The polysilicon company draws another bad hand in the trade war.
A cash-strapped REC Silicon announced Thursday it’s considering the sale of its Butte, Montana facility, which produces silane gas for use in semiconductors.
Though the company hasn’t finalized a decision — REC spent months warning of the shutdown of its polysilicon plant in Washington state before actually sandbagging it — the move shows the trade war isn’t getting any easier for the Norwegian company that has most of its production based in the U.S.
“The Butte facility is a very strong asset. Under normal conditions, we’d rather hang on to it,” the company’s CFO James A. May told Greentech Media. “The problem is that we don’t have the necessary liquidity to meet all of our obligations. So, we’ve got to react now, before [we] get into a liquidity crunch.”
In recent months, REC has run the Montana facility at about 85 to 90 percent capacity. On Thursday, REC said it expects “a sharp decline” in Q3 shipments, primarily due to lower sales into China and less demand from other semiconductor markets. The softening in demand has curtailed silane gas prices by about 1.3 percent in Q3. Alongside the stasis at REC’s other U.S. manufacturing plant, that environment means the company may need to offload its Montana plant to stay afloat.

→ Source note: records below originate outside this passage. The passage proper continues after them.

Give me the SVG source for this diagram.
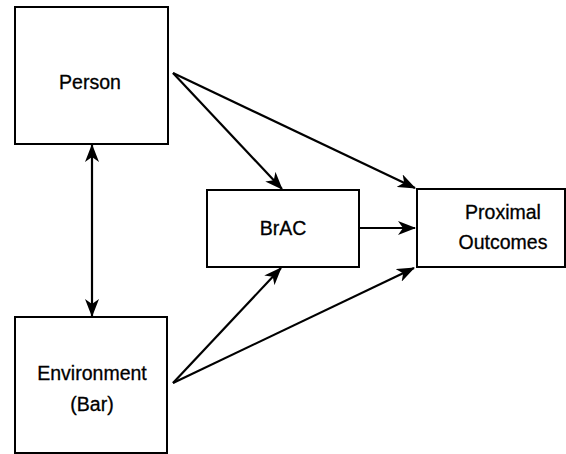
<svg xmlns="http://www.w3.org/2000/svg" width="566" height="454" viewBox="0 0 566 454">
<style>
.box{fill:#fff;stroke:#000;stroke-width:2}
.lbl{font-family:"Liberation Sans",Arial,sans-serif;font-size:19.5px;fill:#000;text-anchor:middle;stroke:#000;stroke-width:0.3}
.arr{stroke:#000;stroke-width:2.2;fill:none;marker-end:url(#ah)}
</style>
<defs>
<marker id="ah" viewBox="0 0 18 14" refX="17" refY="7" markerWidth="18" markerHeight="14" markerUnits="userSpaceOnUse" orient="auto-start-reverse">
<path d="M0,0 L18,7 L0,14 L5,7 z" fill="#000"/>
</marker>
</defs>
<rect width="566" height="454" fill="#fff"/>
<g id="person"><rect class="box" x="15" y="7" width="153" height="137"/><text class="lbl" x="90" y="89">Person</text></g>
<g id="environment"><rect class="box" x="15" y="317" width="152" height="136"/><text class="lbl" x="92" y="380">Environment</text><text class="lbl" x="92" y="411">(Bar)</text></g>
<g id="brac"><rect class="box" x="207" y="190" width="152" height="77"/><text class="lbl" x="283" y="235">BrAC</text></g>
<g id="proximal"><rect class="box" x="417" y="189" width="148" height="78"/><text class="lbl" x="503" y="219">Proximal</text><text class="lbl" x="503" y="249">Outcomes</text></g>
<g id="connectors">
<line class="arr" x1="92" y1="316" x2="92" y2="145" style="marker-start:url(#ah)"/>
<line class="arr" x1="173" y1="73" x2="282" y2="189"/>
<line class="arr" x1="173" y1="73" x2="415" y2="188"/>
<line class="arr" x1="360" y1="228" x2="415" y2="228"/>
<line class="arr" x1="173" y1="383" x2="281" y2="268"/>
<line class="arr" x1="173" y1="383" x2="414" y2="268"/>
</g>
</svg>
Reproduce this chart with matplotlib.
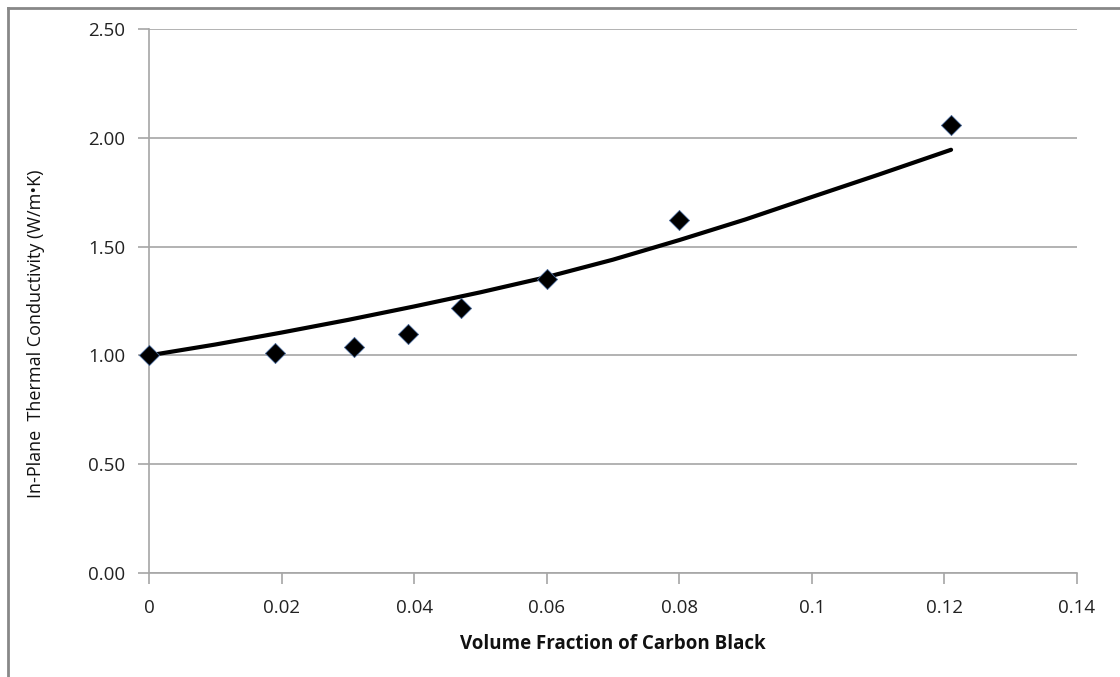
import numpy as np
import matplotlib.pyplot as plt
from matplotlib.lines import Line2D

# Measured data (diamonds)
volume_fraction = [0.0, 0.019, 0.031, 0.039, 0.047, 0.060, 0.080, 0.121]
conductivity = [1.00, 1.01, 1.04, 1.10, 1.22, 1.35, 1.62, 2.06]

# Model curve (black line)
model_x = [0.0, 0.01, 0.02, 0.03, 0.04, 0.05, 0.06, 0.07, 0.08, 0.09, 0.10, 0.11, 0.121]
model_y = [1.00, 1.05, 1.105, 1.163, 1.225, 1.29, 1.36, 1.44, 1.53, 1.625, 1.728, 1.83, 1.945]

x_ticks = [0, 0.02, 0.04, 0.06, 0.08, 0.1, 0.12, 0.14]
x_tick_labels = ['0', '0.02', '0.04', '0.06', '0.08', '0.1', '0.12', '0.14']
y_ticks = [0.0, 0.5, 1.0, 1.5, 2.0, 2.5]

GRID = '#a6a6a6'
plt.rcParams['font.family'] = ['Open Sans', 'DejaVu Sans']

fig = plt.figure(figsize=(11.2, 6.77), dpi=100)
ax = fig.add_axes([149 / 1120, 1 - 573 / 677, (1077 - 149) / 1120, (573 - 29) / 677])

ax.plot(model_x, model_y, color='black', linewidth=3, solid_capstyle='round', zorder=3)
ax.scatter(volume_fraction, conductivity, marker='D', s=105, color='black',
           edgecolors='#4a6a9a', linewidths=0.6, zorder=4, clip_on=False)

ax.set_xlim(0, 0.14)
ax.set_ylim(0, 2.5)
ax.set_xticks(x_ticks)
ax.set_xticklabels(x_tick_labels)
ax.set_yticks(y_ticks)
ax.set_yticklabels([f'{v:.2f}' for v in y_ticks])

ax.grid(axis='y', color=GRID, linewidth=1.2)
ax.set_axisbelow(True)
for side in ['top', 'right']:
    ax.spines[side].set_visible(False)
for side in ['left', 'bottom']:
    ax.spines[side].set_color(GRID)
    ax.spines[side].set_linewidth(1.2)

ax.tick_params(axis='both', colors=GRID, length=8, width=1.2, labelsize=13.5,
               labelcolor='#222222')
ax.tick_params(axis='x', pad=11)
ax.tick_params(axis='y', pad=9)

ax.set_xlabel('Volume Fraction of Carbon Black', fontsize=13.5, fontweight='bold',
              color='#111111')
ax.xaxis.set_label_coords(0.5, -0.112)
ax.set_ylabel('In-Plane  Thermal Conductivity (W/m\u2022K)', fontsize=13,
              color='#111111')
ax.yaxis.set_label_coords(-0.112, 0.44)

# outer chart border (left and top edges visible)
fig.add_artist(Line2D([7.5 / 1120, 7.5 / 1120], [0, 1 - 7.5 / 677],
                      color='#888888', linewidth=2, transform=fig.transFigure))
fig.add_artist(Line2D([7.5 / 1120, 1], [1 - 7.5 / 677, 1 - 7.5 / 677],
                      color='#888888', linewidth=2, transform=fig.transFigure))

plt.savefig('out.png', dpi=100)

Though REC was idling at neutral cash in the spring, May said the “recent occurrences with the semiconductor market have pushed [REC] under that.”
REC completely stopped production at its Washington facility this summer, laying off 100 of its remaining employees and leaving behind a bare-bones maintenance staff. The “skeleton crew” is tasked with keeping the facility ready to restart production if and when REC regains access to the market in China, the world’s largest for polysilicon.
The company has been largely shut out of that market since 2014 due to duties and tariffs, scrambling to work out some relief for polysilicon players that once made the U.S. a dominant supplier. China now produces the global majority of polysilicon, a raw material used in solar panels. REC still contends that its technology is superior and cheaper than other polysilicon production. It’s also a 15 percent owner in a polysilicon plant in Yulin, China.
May said its too early to talk price, timing or potential buyers for the Montana facility, but REC expects to provide more information when it releases earnings on October 30. Any proceeds from the facility sale would go to “retire the company’s debts, to provide a buffer for contingent liabilities (tax examination and indemnity loan),” and to prep for a reopening of the Washington production facility.
While the Trump administration’s heavy hand on trade matters has fostered some hope within the company that it will get relief from tariffs, action hasn’t matched the anticipation.
“We’re not asking for any special treatment,” said May. “All we want is access to the market, because we are the lowest-cost producer in the world.”